Omit all pictures, then retype the data exactly as given.

———

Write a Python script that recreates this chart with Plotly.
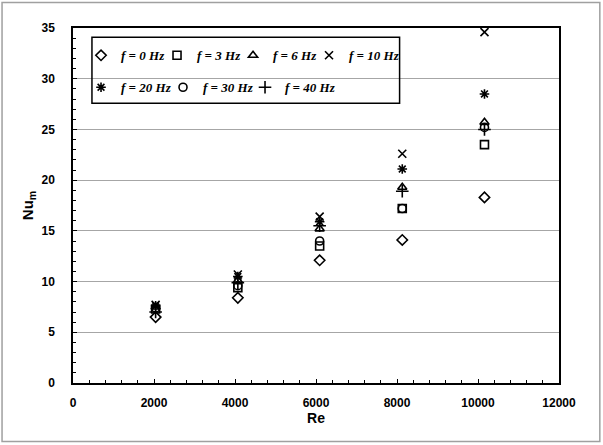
import plotly.graph_objects as go

# Data
re_values = [2040, 4070, 6090, 8130, 10160]
nu_f0 = [6.5, 8.4, 12.1, 14.1, 18.3]
nu_f3 = [7.3, 9.4, 13.5, 17.2, 23.5]
nu_f6 = [7.5, 10.1, 15.2, 19.3, 25.7]
nu_f10 = [7.7, 10.7, 16.4, 22.6, 34.6]
nu_f20 = [7.6, 10.5, 15.9, 21.1, 28.5]
nu_f30 = [7.4, 9.6, 14.0, 17.2, 25.2]
nu_f40 = [7.0, 9.9, 15.5, 18.9, 25.0]

series = [
    ("<i>f</i> = 0 Hz", nu_f0, "diamond-open", 8, "legend", 31),
    ("<i>f</i> = 3 Hz", nu_f3, "square-open", 8, "legend", 31),
    ("<i>f</i> = 6 Hz", nu_f6, "triangle-up-open", 8, "legend", 31),
    ("<i>f</i> = 10 Hz", nu_f10, "x-thin-open", 8, "legend", 62),
    ("<i>f</i> = 20 Hz", nu_f20, "asterisk-open", 8, "legend2", 37),
    ("<i>f</i> = 30 Hz", nu_f30, "circle-open", 8, "legend2", 37),
    ("<i>f</i> = 40 Hz", nu_f40, "cross-thin-open", 9, "legend2", 62),
]

fig = go.Figure()
for name, vals, sym, size, leg, lw in series:
    fig.add_trace(go.Scatter(
        x=re_values, y=vals, mode="markers", name=name, legend=leg, legendwidth=lw,
        marker=dict(symbol=sym, size=size, color="black",
                    line=dict(color="black", width=1.6)),
    ))

legend_font = dict(family="Liberation Serif", size=13, color="black",
                   weight="bold", style="italic")

fig.update_layout(
    width=603, height=445,
    margin=dict(l=73, r=44, t=28, b=62, autoexpand=False),
    paper_bgcolor="white", plot_bgcolor="white",
    font=dict(family="Liberation Sans", color="black"),
    showlegend=True,
    legend=dict(orientation="h", x=0.0165, xanchor="left", y=0.923, yanchor="middle",
                bgcolor="rgba(0,0,0,0)", borderwidth=0, font=legend_font,
                itemwidth=30, tracegroupgap=0),
    legend2=dict(orientation="h", x=0.0165, xanchor="left", y=0.833, yanchor="middle",
                 bgcolor="rgba(0,0,0,0)", borderwidth=0, font=legend_font,
                 itemwidth=30, tracegroupgap=0),
    xaxis=dict(range=[0, 12000], dtick=2000, tick0=0, tickformat="d", showgrid=False, zeroline=False,
               showline=True, linecolor="black", linewidth=1.5, mirror=True, automargin=False,
               ticks="inside", ticklen=4, tickcolor="black",
               minor=dict(dtick=400, ticks="inside", ticklen=3, tickcolor="black"),
               tickfont=dict(family="Liberation Sans", size=12, weight="bold"),
               ticklabelstandoff=8,
               title=dict(text="<b>Re</b>", font=dict(family="Liberation Sans", size=14), standoff=4)),
    yaxis=dict(range=[0, 35], dtick=5, tick0=0, showgrid=True, gridcolor="#a6a6a6", gridwidth=1.2,
               zeroline=False, showline=True, linecolor="black", linewidth=1.5, mirror=True,
               automargin=False,
               ticks="inside", ticklen=4, tickcolor="black",
               minor=dict(dtick=1, ticks="inside", ticklen=3, tickcolor="black", showgrid=False),
               tickfont=dict(family="Liberation Sans", size=12, weight="bold"),
               ticklabelstandoff=14,
               title=dict(text="<b>Nu<sub>m</sub></b>", font=dict(family="Liberation Sans", size=15), standoff=4)),
    shapes=[
        dict(type="rect", xref="paper", yref="paper", x0=0.039, x1=0.672, y0=0.788, y1=0.974,
             line=dict(color="black", width=1.5), fillcolor="rgba(0,0,0,0)", layer="above"),
        dict(type="rect", xref="paper", yref="paper", x0=-0.146, x1=1.084, y0=-0.165, y1=1.072,
             line=dict(color="#a0a0a0", width=1.5), fillcolor="rgba(0,0,0,0)", layer="below"),
    ],
)

fig.write_html("out.html", config={"displayModeBar": False},
               post_script="document.body.style.margin='0';")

———

> [Final result]:
Write a Python script that recreates this chart with Plotly.
import plotly.graph_objects as go

# Data
re_values = [2040, 4070, 6090, 8130, 10160]
nu_f0 = [6.5, 8.4, 12.1, 14.1, 18.3]
nu_f3 = [7.3, 9.4, 13.5, 17.2, 23.5]
nu_f6 = [7.5, 10.1, 15.2, 19.3, 25.7]
nu_f10 = [7.7, 10.7, 16.4, 22.6, 34.6]
nu_f20 = [7.6, 10.5, 15.9, 21.1, 28.5]
nu_f30 = [7.4, 9.6, 14.0, 17.2, 25.2]
nu_f40 = [7.0, 9.9, 15.5, 18.9, 25.0]

series = [
    ("<i>f</i> = 0 Hz", nu_f0, "diamond-open", 8, "legend", 31),
    ("<i>f</i> = 3 Hz", nu_f3, "square-open", 8, "legend", 31),
    ("<i>f</i> = 6 Hz", nu_f6, "triangle-up-open", 8, "legend", 31),
    ("<i>f</i> = 10 Hz", nu_f10, "x-thin-open", 8, "legend", 62),
    ("<i>f</i> = 20 Hz", nu_f20, "asterisk-open", 8, "legend2", 37),
    ("<i>f</i> = 30 Hz", nu_f30, "circle-open", 8, "legend2", 37),
    ("<i>f</i> = 40 Hz", nu_f40, "cross-thin-open", 9, "legend2", 62),
]

fig = go.Figure()
for name, vals, sym, size, leg, lw in series:
    fig.add_trace(go.Scatter(
        x=re_values, y=vals, mode="markers", name=name, legend=leg, legendwidth=lw,
        marker=dict(symbol=sym, size=size, color="black",
                    line=dict(color="black", width=1.6)),
    ))

legend_font = dict(family="Liberation Serif", size=13, color="black",
                   weight="bold", style="italic")

fig.update_layout(
    width=603, height=445,
    margin=dict(l=73, r=44, t=28, b=62, autoexpand=False),
    paper_bgcolor="white", plot_bgcolor="white",
    font=dict(family="Liberation Sans", color="black"),
    showlegend=True,
    legend=dict(orientation="h", x=0.0165, xanchor="left", y=0.923, yanchor="middle",
                bgcolor="rgba(0,0,0,0)", borderwidth=0, font=legend_font,
                itemwidth=30, tracegroupgap=0),
    legend2=dict(orientation="h", x=0.0165, xanchor="left", y=0.833, yanchor="middle",
                 bgcolor="rgba(0,0,0,0)", borderwidth=0, font=legend_font,
                 itemwidth=30, tracegroupgap=0),
    xaxis=dict(range=[0, 12000], dtick=2000, tick0=0, tickformat="d", showgrid=False, zeroline=False,
               showline=True, linecolor="black", linewidth=1.5, mirror=True, automargin=False,
               ticks="inside", ticklen=4, tickcolor="black",
               minor=dict(dtick=400, ticks="inside", ticklen=3, tickcolor="black"),
               tickfont=dict(family="Liberation Sans", size=12, weight="bold"),
               ticklabelstandoff=8,
               title=dict(text="<b>Re</b>", font=dict(family="Liberation Sans", size=14), standoff=4)),
    yaxis=dict(range=[0, 35], dtick=5, tick0=0, showgrid=True, gridcolor="#a6a6a6", gridwidth=1.2,
               zeroline=False, showline=True, linecolor="black", linewidth=1.5, mirror=True,
               automargin=False,
               ticks="inside", ticklen=4, tickcolor="black",
               minor=dict(dtick=1, ticks="inside", ticklen=3, tickcolor="black", showgrid=False),
               tickfont=dict(family="Liberation Sans", size=12, weight="bold"),
               ticklabelstandoff=14,
               title=dict(text="<b>Nu<sub>m</sub></b>", font=dict(family="Liberation Sans", size=15), standoff=4)),
    shapes=[
        dict(type="rect", xref="paper", yref="paper", x0=0.039, x1=0.672, y0=0.788, y1=0.974,
             line=dict(color="black", width=1.5), fillcolor="rgba(0,0,0,0)", layer="above"),
        dict(type="rect", xref="paper", yref="paper", x0=-0.146, x1=1.084, y0=-0.165, y1=1.072,
             line=dict(color="#a0a0a0", width=1.5), fillcolor="rgba(0,0,0,0)", layer="below"),
    ],
)

fig.write_html("out.html", config={"displayModeBar": False},
               post_script="document.body.style.margin='0';")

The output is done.